Set problem:
Below is a listing; print exactly its lines from the one containing "Output the LaTeX" down to the one containing "width=483pt] (b3) at", both inclusive, with every picture left out.

* Begin Given entries *

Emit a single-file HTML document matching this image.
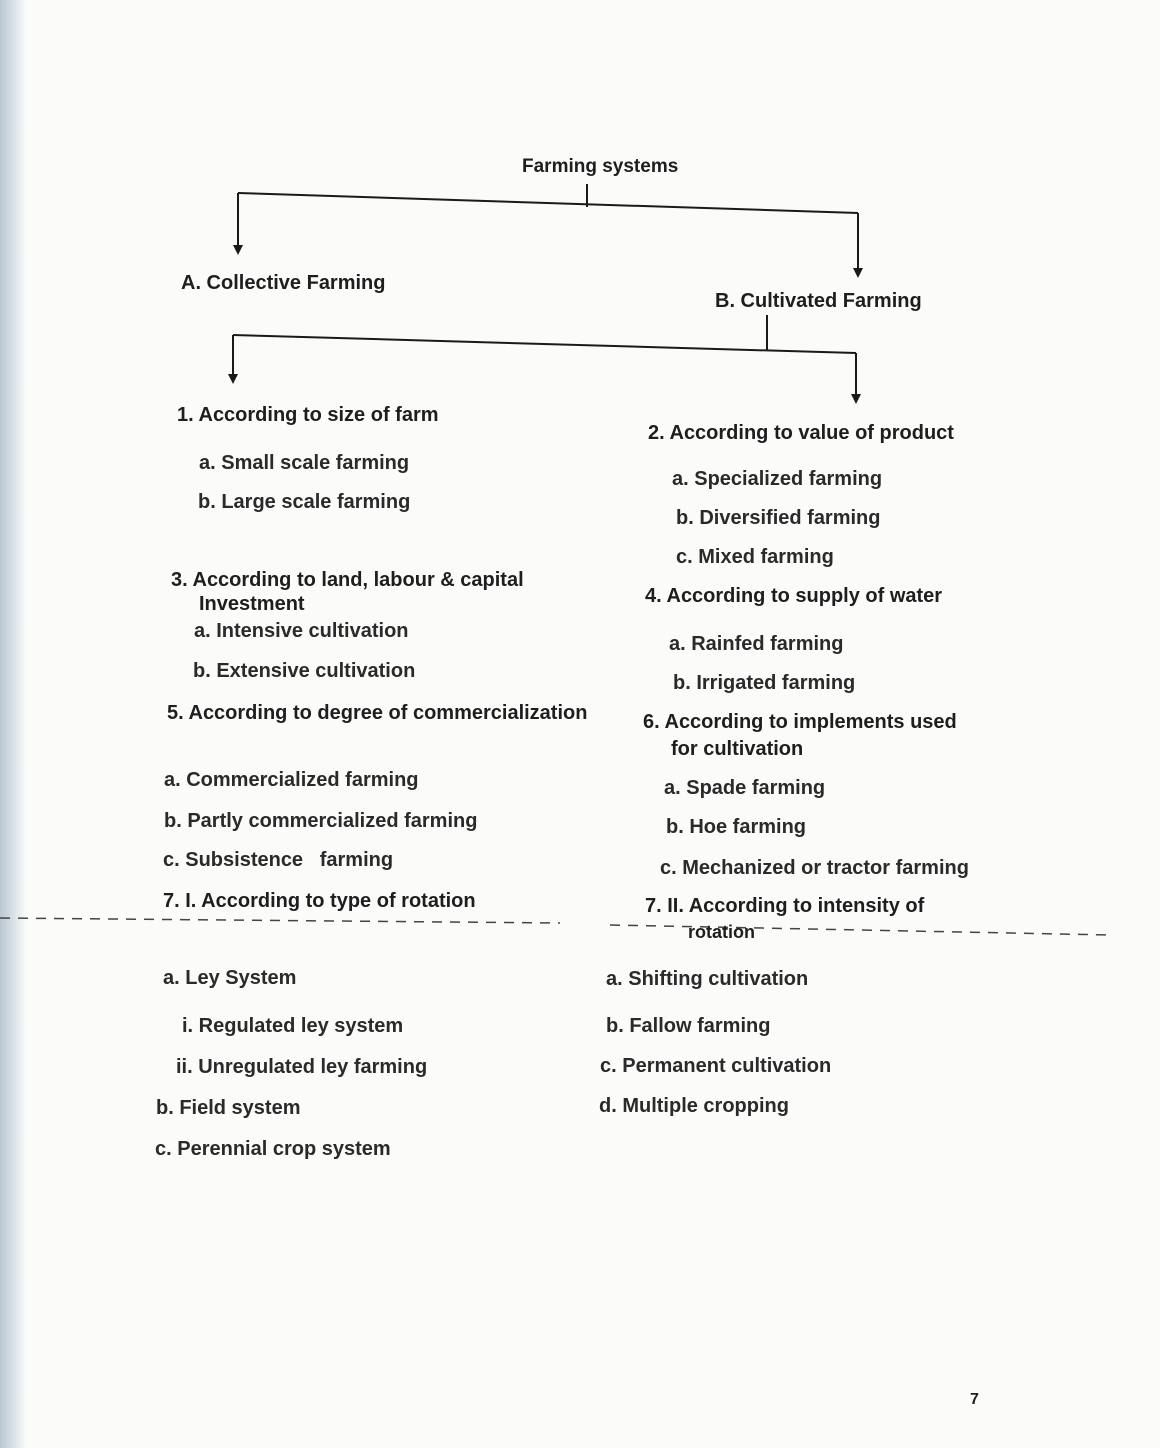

* End Given entries *
* Begin Given entries *

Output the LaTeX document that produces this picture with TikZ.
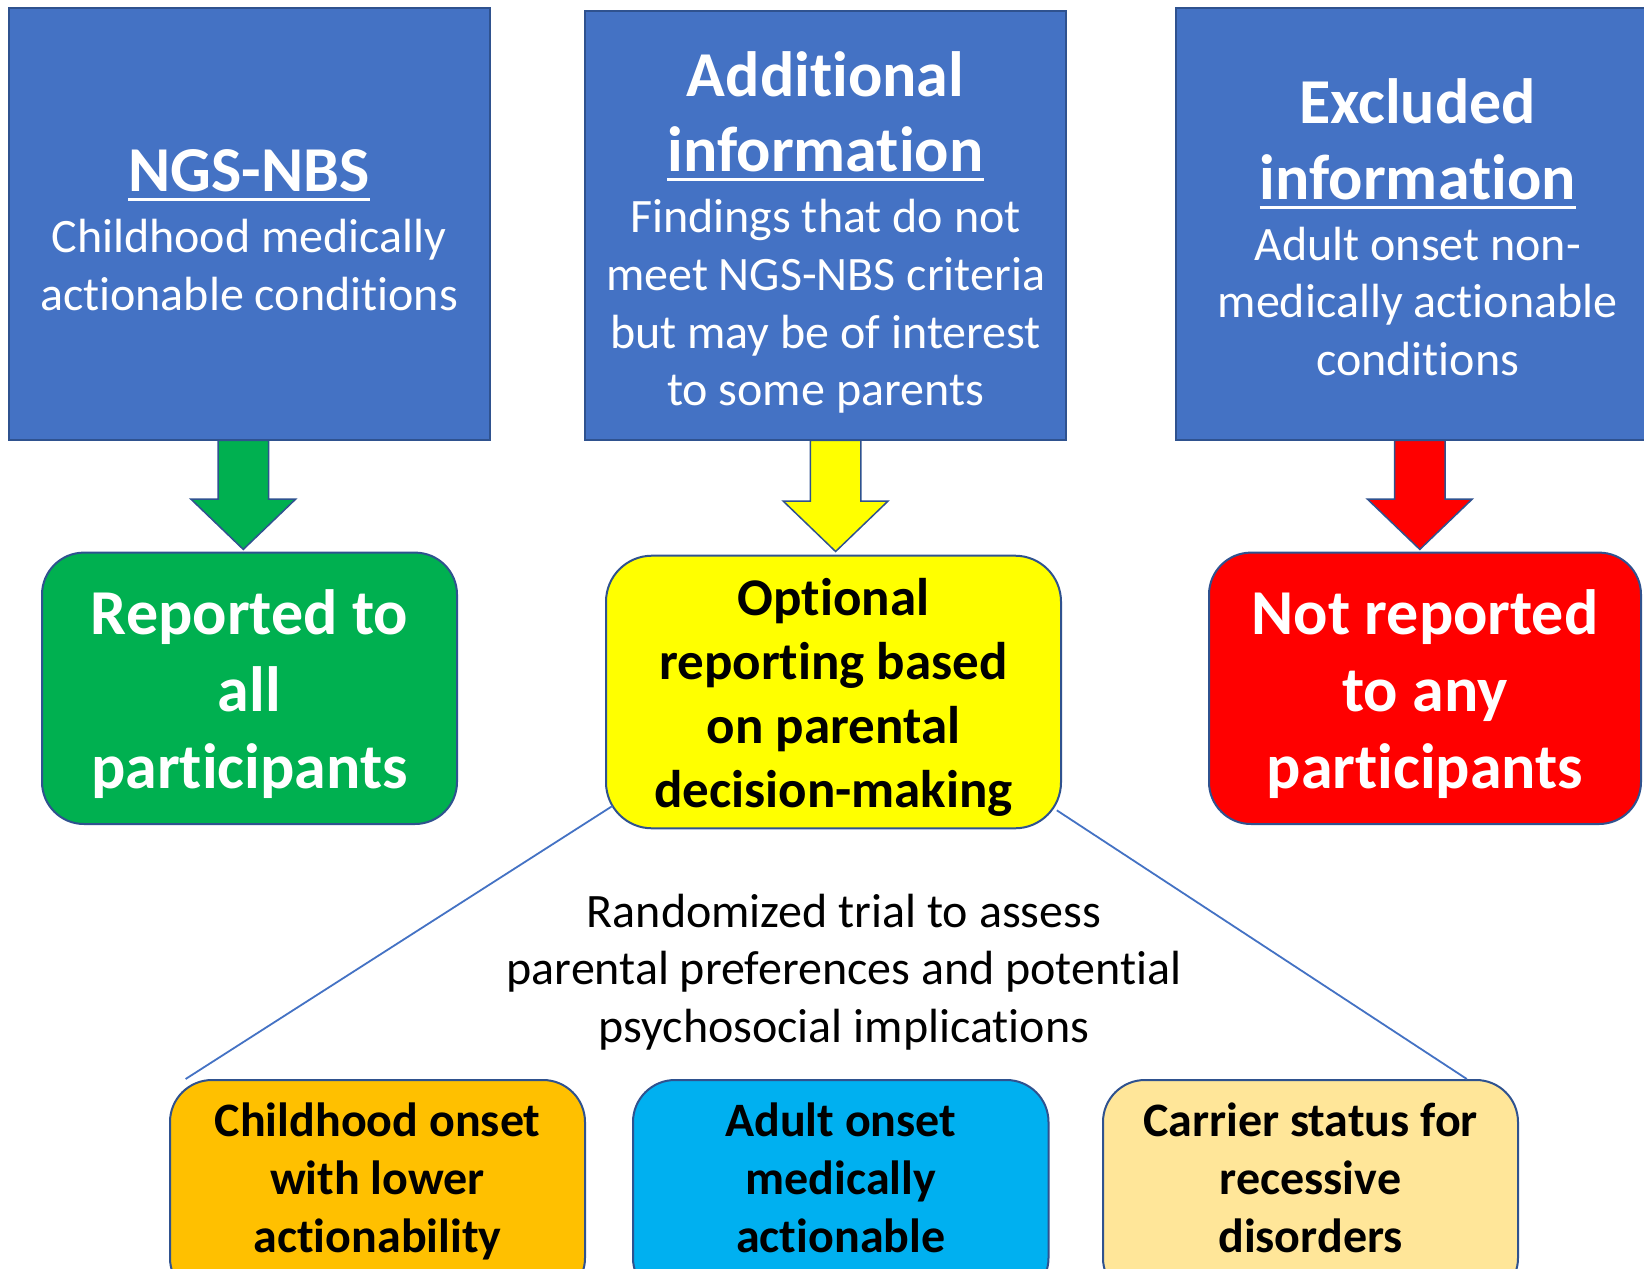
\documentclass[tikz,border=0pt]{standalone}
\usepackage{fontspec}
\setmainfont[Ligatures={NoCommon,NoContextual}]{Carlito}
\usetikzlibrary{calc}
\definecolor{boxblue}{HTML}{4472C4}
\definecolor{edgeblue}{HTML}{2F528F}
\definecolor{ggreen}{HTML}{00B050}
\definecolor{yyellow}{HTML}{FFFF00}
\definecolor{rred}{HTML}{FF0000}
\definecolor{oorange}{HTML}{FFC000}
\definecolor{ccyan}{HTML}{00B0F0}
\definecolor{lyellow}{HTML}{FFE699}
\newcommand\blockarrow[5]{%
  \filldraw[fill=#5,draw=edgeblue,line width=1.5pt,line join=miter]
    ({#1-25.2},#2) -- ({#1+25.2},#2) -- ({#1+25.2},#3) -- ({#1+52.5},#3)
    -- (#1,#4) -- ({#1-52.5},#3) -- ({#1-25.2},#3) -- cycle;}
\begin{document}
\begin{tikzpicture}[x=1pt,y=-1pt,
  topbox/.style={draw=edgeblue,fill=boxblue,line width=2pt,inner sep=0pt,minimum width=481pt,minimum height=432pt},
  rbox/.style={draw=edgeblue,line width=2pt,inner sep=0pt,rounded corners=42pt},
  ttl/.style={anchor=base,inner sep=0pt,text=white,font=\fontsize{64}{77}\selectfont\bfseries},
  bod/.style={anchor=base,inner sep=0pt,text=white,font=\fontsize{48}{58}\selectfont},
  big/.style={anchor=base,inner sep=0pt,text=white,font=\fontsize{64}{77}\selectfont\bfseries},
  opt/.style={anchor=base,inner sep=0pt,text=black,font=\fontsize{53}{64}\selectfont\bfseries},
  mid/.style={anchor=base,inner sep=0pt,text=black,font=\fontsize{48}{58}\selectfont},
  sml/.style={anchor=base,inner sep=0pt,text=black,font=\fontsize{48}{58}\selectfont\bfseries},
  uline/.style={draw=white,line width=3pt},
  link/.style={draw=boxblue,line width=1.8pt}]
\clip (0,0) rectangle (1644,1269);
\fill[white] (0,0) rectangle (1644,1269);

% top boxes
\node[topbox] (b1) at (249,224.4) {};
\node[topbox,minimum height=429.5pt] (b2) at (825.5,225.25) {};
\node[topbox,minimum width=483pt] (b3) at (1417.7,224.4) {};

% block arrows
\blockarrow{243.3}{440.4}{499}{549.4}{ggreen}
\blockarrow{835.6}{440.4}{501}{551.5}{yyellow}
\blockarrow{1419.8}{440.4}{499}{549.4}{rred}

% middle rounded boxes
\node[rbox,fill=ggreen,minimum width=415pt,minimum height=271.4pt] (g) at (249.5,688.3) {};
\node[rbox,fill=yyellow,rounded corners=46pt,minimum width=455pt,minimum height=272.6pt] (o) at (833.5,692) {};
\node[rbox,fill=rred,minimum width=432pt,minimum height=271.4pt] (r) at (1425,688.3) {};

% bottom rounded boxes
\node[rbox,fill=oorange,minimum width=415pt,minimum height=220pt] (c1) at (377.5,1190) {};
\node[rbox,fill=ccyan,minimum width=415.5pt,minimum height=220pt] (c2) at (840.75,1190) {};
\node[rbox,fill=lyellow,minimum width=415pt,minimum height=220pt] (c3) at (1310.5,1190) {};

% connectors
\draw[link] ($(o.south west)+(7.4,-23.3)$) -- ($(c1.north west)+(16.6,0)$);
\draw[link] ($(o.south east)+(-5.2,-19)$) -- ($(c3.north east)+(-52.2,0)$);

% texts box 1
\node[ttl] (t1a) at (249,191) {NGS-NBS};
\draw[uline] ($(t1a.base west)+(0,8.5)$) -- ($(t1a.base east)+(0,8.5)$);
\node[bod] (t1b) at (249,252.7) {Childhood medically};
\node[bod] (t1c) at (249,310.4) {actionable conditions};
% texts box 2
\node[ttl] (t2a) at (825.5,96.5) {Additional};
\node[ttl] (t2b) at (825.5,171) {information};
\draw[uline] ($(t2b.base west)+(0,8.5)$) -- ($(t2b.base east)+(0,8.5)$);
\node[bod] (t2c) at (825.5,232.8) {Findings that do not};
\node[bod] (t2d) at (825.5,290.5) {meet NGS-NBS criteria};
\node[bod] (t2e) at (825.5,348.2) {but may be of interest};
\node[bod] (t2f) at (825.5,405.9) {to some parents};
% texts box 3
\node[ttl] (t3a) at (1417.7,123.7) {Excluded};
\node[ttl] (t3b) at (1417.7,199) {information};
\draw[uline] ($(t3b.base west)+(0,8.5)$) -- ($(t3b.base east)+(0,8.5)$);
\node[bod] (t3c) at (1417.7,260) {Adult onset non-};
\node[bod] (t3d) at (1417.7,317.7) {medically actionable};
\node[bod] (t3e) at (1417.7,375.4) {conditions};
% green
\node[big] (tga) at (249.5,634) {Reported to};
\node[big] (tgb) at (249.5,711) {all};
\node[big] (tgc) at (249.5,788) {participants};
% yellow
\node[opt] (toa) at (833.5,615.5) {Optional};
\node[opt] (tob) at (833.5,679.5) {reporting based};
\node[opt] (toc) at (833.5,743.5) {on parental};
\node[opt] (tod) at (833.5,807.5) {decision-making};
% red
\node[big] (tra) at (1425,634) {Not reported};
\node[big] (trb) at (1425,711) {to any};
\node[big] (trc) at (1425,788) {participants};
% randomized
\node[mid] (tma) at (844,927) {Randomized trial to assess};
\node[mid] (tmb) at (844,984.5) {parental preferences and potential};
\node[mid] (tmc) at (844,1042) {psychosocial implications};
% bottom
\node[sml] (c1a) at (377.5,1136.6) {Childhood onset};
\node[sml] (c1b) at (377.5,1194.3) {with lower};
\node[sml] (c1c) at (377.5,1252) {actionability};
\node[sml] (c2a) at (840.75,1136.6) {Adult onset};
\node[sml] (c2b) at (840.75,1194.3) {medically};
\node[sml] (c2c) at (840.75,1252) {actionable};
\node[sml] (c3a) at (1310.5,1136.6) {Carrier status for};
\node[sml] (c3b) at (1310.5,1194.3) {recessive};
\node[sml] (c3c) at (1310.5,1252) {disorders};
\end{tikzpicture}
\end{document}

* End Given entries *

Answer below:
Output the LaTeX document that produces this picture with TikZ.
\documentclass[tikz,border=0pt]{standalone}
\usepackage{fontspec}
\setmainfont[Ligatures={NoCommon,NoContextual}]{Carlito}
\usetikzlibrary{calc}
\definecolor{boxblue}{HTML}{4472C4}
\definecolor{edgeblue}{HTML}{2F528F}
\definecolor{ggreen}{HTML}{00B050}
\definecolor{yyellow}{HTML}{FFFF00}
\definecolor{rred}{HTML}{FF0000}
\definecolor{oorange}{HTML}{FFC000}
\definecolor{ccyan}{HTML}{00B0F0}
\definecolor{lyellow}{HTML}{FFE699}
\newcommand\blockarrow[5]{%
  \filldraw[fill=#5,draw=edgeblue,line width=1.5pt,line join=miter]
    ({#1-25.2},#2) -- ({#1+25.2},#2) -- ({#1+25.2},#3) -- ({#1+52.5},#3)
    -- (#1,#4) -- ({#1-52.5},#3) -- ({#1-25.2},#3) -- cycle;}
\begin{document}
\begin{tikzpicture}[x=1pt,y=-1pt,
  topbox/.style={draw=edgeblue,fill=boxblue,line width=2pt,inner sep=0pt,minimum width=481pt,minimum height=432pt},
  rbox/.style={draw=edgeblue,line width=2pt,inner sep=0pt,rounded corners=42pt},
  ttl/.style={anchor=base,inner sep=0pt,text=white,font=\fontsize{64}{77}\selectfont\bfseries},
  bod/.style={anchor=base,inner sep=0pt,text=white,font=\fontsize{48}{58}\selectfont},
  big/.style={anchor=base,inner sep=0pt,text=white,font=\fontsize{64}{77}\selectfont\bfseries},
  opt/.style={anchor=base,inner sep=0pt,text=black,font=\fontsize{53}{64}\selectfont\bfseries},
  mid/.style={anchor=base,inner sep=0pt,text=black,font=\fontsize{48}{58}\selectfont},
  sml/.style={anchor=base,inner sep=0pt,text=black,font=\fontsize{48}{58}\selectfont\bfseries},
  uline/.style={draw=white,line width=3pt},
  link/.style={draw=boxblue,line width=1.8pt}]
\clip (0,0) rectangle (1644,1269);
\fill[white] (0,0) rectangle (1644,1269);

% top boxes
\node[topbox] (b1) at (249,224.4) {};
\node[topbox,minimum height=429.5pt] (b2) at (825.5,225.25) {};
\node[topbox,minimum width=483pt] (b3) at (1417.7,224.4) {};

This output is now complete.